Garzelli, winner of the 2000 Giro d’Italia and second overall this year, will enter a hospital Thursday to have his tonsils removed. Evidently, this was the trouble behind Garzelli’s breathing problems that prompted him to abandon the 2003 Tour de France. He’s expected to be out of the hospital in three days.
Vuelta will visit soccer stadium in 2004
The Vuelta a España finished the 2002 edition inside the Bernabeu soccer stadium of super-team Real Madrid. Next year, the Vuelta will have a similar finish inside the Camp Nou stadium of arch-rival FC Barcelona.
The Catalan daily SPORT reported that Vuelta organizers have recently met with FC Barcelona president Joan Laporta to hammer out the details. The stage will be similar to the 2002 version, with a time trial ending inside the football stadium. In 2002, more than 35,000 fans showed up to watch the fun.
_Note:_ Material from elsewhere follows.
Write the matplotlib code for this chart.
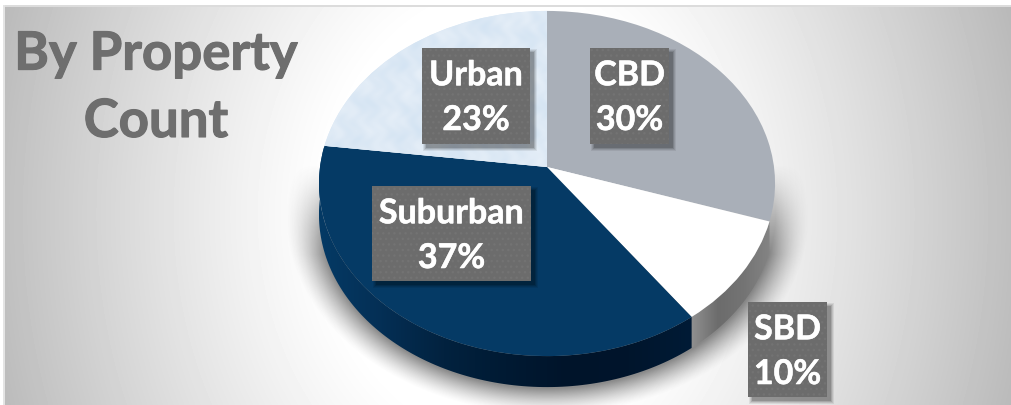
#!/usr/bin/env python
# Pie by property count, tilted with a small perspective, pixel coords on the axes
import numpy as np
import matplotlib
matplotlib.use('Agg')
import matplotlib.pyplot as plt
import matplotlib.patheffects as pe
from matplotlib.colors import LinearSegmentedColormap
from matplotlib.patches import Polygon, Rectangle
from matplotlib.transforms import Transform

#------------------------------------------------------------------------
# D A T A
#------------------------------------------------------------------------
names   = ['CBD', 'SBD', 'Suburban', 'Urban']
values  = [30, 10, 37, 23]
colours = ['#a9afb8', '#ffffff', '#053a65', '#dbe9f6']
title   = 'By Property\nCount'

# label boxes: left, top, right, bottom in pixels
boxes = {'CBD': (590, 49, 669, 145),
         'SBD': (748, 303, 827, 398),
         'Suburban': (372, 187, 531, 282),
         'Urban': (422, 49, 530, 145)}

#------------------------------------------------------------------------
# G E O M E T R Y
#------------------------------------------------------------------------
W, H   = 1012, 406
CX, CY = 547, 168    # pie centre on the picture
RX, RY = 227, 171
TILT   = 0.0957
DEPTH  = 31


class Tilt(Transform):
    input_dims = 2
    output_dims = 2
    is_separable = False

    def transform_non_affine(self, xy):
        xy = np.asarray(xy, dtype=float)
        w = 1 + TILT*xy[:, 1]
        return np.column_stack((CX + RX*xy[:, 0]/w, CY - RY*xy[:, 1]/w))


def rim(a0, a1, n=120):
    t = np.radians(np.linspace(a0, a1, n))
    return Tilt().transform(np.column_stack((np.cos(t), np.sin(t))))


plt.rcParams['font.family'] = ['Lato', 'DejaVu Sans']
fig = plt.figure(figsize=(W/100, H/100), dpi=100)
ax = fig.add_axes([0, 0, 1, 1])

#------------------------------------------------------------------------
# B A C K G R O U N D
#------------------------------------------------------------------------
yy, xx = np.mgrid[0:H, 0:W]
dist = np.hypot((xx - 505)/505.0, (yy - 215)/620.0)
shade = np.where(dist > 0.35, 1.0 - 0.25*((dist - 0.35)/0.65)**1.15, 1.0)
shade = np.clip(shade, 0, 1)
ax.imshow(shade, cmap='gray', vmin=0, vmax=1, extent=(0, W, H, 0), aspect='auto',
          interpolation='bilinear', zorder=0)
ax.add_patch(Rectangle((0, 0), W, 6.5, fc='white', ec='none', zorder=1))
ax.add_patch(Rectangle((0, 0), 3.5, H, fc='white', ec='none', zorder=1))
ax.add_patch(Rectangle((3.5, 6), W, 1.6, fc='#dcdcdc', ec='none', zorder=1))
ax.add_patch(Rectangle((3.5, 6), 1.4, H, fc='#e4e4e4', ec='none', zorder=1))

# soft shadow below the pie
dshadow = np.hypot((xx - 547)/245.0, (yy - 216)/186.0)
a = np.clip((1.07 - dshadow)/0.14, 0, 1)**1.4
a = 0.6*a*np.clip((yy - 165)/90.0, 0, 1)
rgba = np.zeros((H, W, 4))
rgba[..., :3] = 0.25
rgba[..., 3] = a
ax.imshow(rgba, extent=(0, W, H, 0), aspect='auto', interpolation='bilinear', zorder=2)

#------------------------------------------------------------------------
# P I E
#------------------------------------------------------------------------
wedges, _ = ax.pie(values, colors=colours, startangle=90, counterclock=False, radius=1,
                   frame=False, wedgeprops={'linewidth': 0})
tr = Tilt() + ax.transData
for w in wedges:
    w.set_transform(tr)
    w.set_zorder(5)
    w.set_clip_on(False)

# side walls, only the front half of the rim can be seen
ramps = {'SBD': ['#8f8f8f', '#6c6c6c', '#747474', '#848484'],
         'Suburban': ['#053a65', '#042f55', '#02223f', '#001a33', '#00142a', '#00152c', '#011b36']}
for w, name in zip(wedges, names):
    if name not in ramps:
        continue
    a0, a1 = w.theta1, w.theta2
    if name == 'Suburban':
        a1 = min(a1, 180 + 6.9)
    top = rim(a0, a1)
    low = top + np.array([0, DEPTH])
    wall = Polygon(np.vstack((top, low[::-1])), closed=True, fc='none', ec='none',
                   transform=ax.transData, zorder=4)
    ax.add_patch(wall)
    x0, x1 = top[:, 0].min(), top[:, 0].max()
    grad = np.linspace(0, 1, 256).reshape(1, -1)
    im = ax.imshow(grad, cmap=LinearSegmentedColormap.from_list(name, ramps[name]),
                   extent=(x0, x1, H, 0), aspect='auto', zorder=4)
    im.set_clip_path(wall)

# mottled paper look on the Urban slice
u = (np.sin(xx/9.1 + yy/13.3) + np.sin(xx/4.7 - yy/6.3 + 1.3*np.sin(xx/17.0))
     + np.sin(xx/21.9 + 3.1*np.sin(yy/11.1)) + 0.7*np.sin(xx/2.3 + 2.0*np.sin(yy/3.7)))/3.7
cm_urban = LinearSegmentedColormap.from_list('urban', ['#d4e4f3', '#dde9f5', '#e6eff8'])
im = ax.imshow(u, cmap=cm_urban, vmin=-1, vmax=1, extent=(0, W, H, 0), aspect='auto',
               interpolation='bilinear', zorder=6)
im.set_clip_path(wedges[names.index('Urban')])

#------------------------------------------------------------------------
# L A B E L S
#------------------------------------------------------------------------
for name, v in zip(names, values):
    x0, y0, x1, y1 = boxes[name]
    for grow, alpha in zip([3, 2, 1, 0], [0.07, 0.09, 0.12, 0.16]):
        ax.add_patch(Rectangle((x0 + 4 - grow, y0 + 4 - grow), x1 - x0 + 2*grow, y1 - y0 + 2*grow,
                               fc='black', ec='none', alpha=alpha, zorder=7))
    ax.add_patch(Rectangle((x0, y0), x1 - x0, y1 - y0, fc='#6c6c6c', ec='none', zorder=8))
    ax.add_patch(Rectangle((x0, y0), x1 - x0, y1 - y0, fc='none', ec='#737373', lw=0,
                           hatch='...', zorder=8))
    ax.text((x0 + x1)/2, y0 + 82, '%s\n%d%%' % (name, v), color='white', fontsize=24.5,
            fontweight='bold', ha='center', va='baseline', multialignment='center',
            linespacing=1.49, zorder=9,
            path_effects=[pe.withStroke(linewidth=0.4, foreground='white')])

ax.text(156, 138, title, color='#6e6e6e', fontsize=38, fontweight='bold', ha='center',
        va='baseline', multialignment='center', linespacing=1.46, zorder=9,
        path_effects=[pe.withStroke(linewidth=0.8, foreground='#6e6e6e')])

ax.set_xlim(0, W)
ax.set_ylim(H, 0)
ax.set_aspect('auto')
ax.axis('off')
fig.savefig('out.png', dpi=100)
The 2004 Vuelta route is expected to be announced later this year.
There are several new signings as the 2003 season comes to an end. Italian rider Leonardo Piepoli is set to leave iBanesto.com and join the German team Gerolsteiner.
Gerolsteiner has also penned a deal 23-year-old Thomas Ziegler, who raced with Division II Wiesenhof this season.
As reported earlier, Juan Carlos Dominguez has confirmed a deal that will take him from Phonak to the Spanish start-up Saunier Duval. The team has already signed eight riders and is still looking for more.
Alberto Martinez, the Spanish rider who beat Lance Armstrong in the 2002 Criterium International, will leave Euskaltel to join Relax-Fuenlabrada.
Spanish national champion Ruben Plaza will join Kelme next year.